The kosher community received a special dispensation from federal law to be able to carry out kosher slaughter, even though it violated US law.  There is no requirement for Jews to eat meat, so we could have gotten by without the exemption from the law.  We have a religious, moral and legal obligation to comply with the laws, both regarding ritual slaughter and treatment of workers.  It doesn't matter what everyone else does.

 If you are so concerned with anti-semitism and what the goyishe world thinks, then maybe you should help ensure that the Jewish world is above reproach, rather than making light of serious infractions committed in the name of God.





dietrc70


"I'm not one to play the Jew card, but anti-Semitism isn't just
acceptable again. It's becoming trendy. Don't get me wrong. The
schmukeles need to be nailed. But the government and the papers will
stop there. If they've got their Jewish scapegoat they can ignore the
horrors of the rest of the industry."

I do not know how long you've been following this story, but there have been reports of abusive or illegal behaviour at Agriprocessors for at least two years.  The mainstream media didn't touch it--it was Jewish business.  Shmarya was the only one paying attention.

When Shmaya raised his concerns, the Rubushkins blew him off.  When the Conservative rabbis raised concerns, they were blown off.  When Temple Grandin gave her suggestions, they blew her off.  The Forward did an expose...nothing changed.  The Rubushkins whined about chimeric anti-semites and non-frum Jews attacking kashrut, and the situation at the plant only got worse.

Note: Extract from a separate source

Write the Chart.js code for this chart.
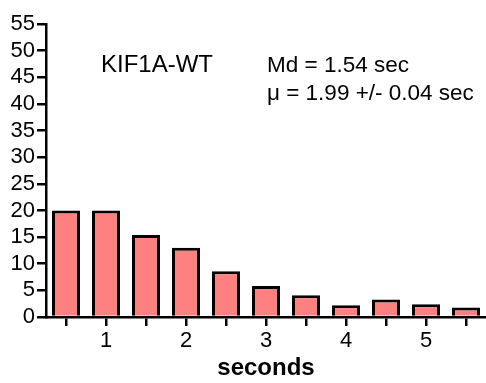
<!DOCTYPE html>
<html>
<head>
<meta charset="utf-8">
<script src="https://cdn.jsdelivr.net/npm/chart.js@4.4.1/dist/chart.umd.min.js"></script>
<style>
html,body{margin:0;padding:0;background:#fff;}
#wrap{width:486px;height:383px;position:relative;}
</style>
</head>
<body>
<div id="wrap"><canvas id="c" width="486" height="383"></canvas></div>
<script>
// Bin centers (seconds)
const binCenters = ['0.5','1','1.5','2','2.5','3','3.5','4','4.5','5','5.5'];
// Percent of events per bin
const counts = [20, 20, 15.4, 13, 8.6, 5.8, 4.1, 2.2, 3.3, 2.4, 1.8];
// Tick labels shown on the x axis
const xTickLabels = ['1','2','3','4','5'];
const yMin = 0, yMax = 55, yStep = 5;
const titleText = 'KIF1A-WT';
const statLines = ['Md = 1.54 sec', 'μ = 1.99 +/- 0.04 sec'];
const xAxisTitle = 'seconds';

const FONT = "'Liberation Sans', Arial, Helvetica, sans-serif";

const textPlugin = {
  id: 'annot',
  afterDraw(chart) {
    const ctx = chart.ctx;
    ctx.save();
    ctx.fillStyle = '#000';
    ctx.textBaseline = 'middle';
    ctx.font = '24px ' + FONT;
    ctx.textAlign = 'center';
    ctx.fillText(titleText, 157, 65);
    ctx.font = '22.5px ' + FONT;
    ctx.textAlign = 'left';
    ctx.fillText(statLines[0], 267, 66);
    ctx.fillText(statLines[1], 267, 94);
    ctx.restore();
  }
};

new Chart(document.getElementById('c'), {
  type: 'bar',
  data: {
    labels: binCenters,
    datasets: [{
      data: counts,
      backgroundColor: '#FF8080',
      borderColor: '#000',
      borderWidth: 3,
      barPercentage: 0.7,
      categoryPercentage: 1.0
    }]
  },
  options: {
    responsive: false,
    animation: false,
    devicePixelRatio: 1,
    layout: { padding: { top: 24, right: 0, left: 0, bottom: 0 } },
    plugins: { legend: { display: false }, tooltip: { enabled: false } },
    scales: {
      x: {
        type: 'category',
        offset: true,
        grid: { offset: false, drawOnChartArea: false, tickLength: 9, lineWidth: 2.5, color: '#000' },
        border: { color: '#000', width: 2.5 },
        ticks: {
          autoSkip: false, maxRotation: 0, padding: 2, color: '#000',
          font: { family: FONT, size: 22 },
          callback: function(v, i) {
            const lbl = binCenters[i];
            return xTickLabels.includes(lbl) ? lbl : '';
          }
        },
        title: { display: true, text: xAxisTitle, color: '#000', font: { family: FONT, size: 24, weight: 'bold' }, padding: { top: 0, bottom: 0 } },
        afterFit(s) { s.height = 66; }
      },
      y: {
        min: yMin, max: yMax,
        grid: { drawOnChartArea: false, tickLength: 9, lineWidth: 2.5, color: '#000' },
        border: { color: '#000', width: 2.5 },
        ticks: { stepSize: yStep, autoSkip: false, padding: 2, color: '#000', font: { family: FONT, size: 22 } },
        afterFit(s) { s.width = 46; }
      }
    }
  },
  plugins: [textPlugin]
});
</script>
</body>
</html>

Because the Rubushkins despised the private reproofs of their brothers and sisters, they now will have to face the consequences in the public press and courts.  This chillul Hashem  is a result of their own behaviour and that of the religious authorities who enabled and covered for them.





Arieh Lebowitz


RE "there have been reports of abusive or illegal behaviour at Agriprocessors for at least two years.  The mainstream media didn't touch it--it was Jewish business.  Shmarya was the only one paying attention."

 Well, not true.  The Forward has been covering it for over two years.  And so have some "mainstream" -i.e., not-Jewish-specific - media.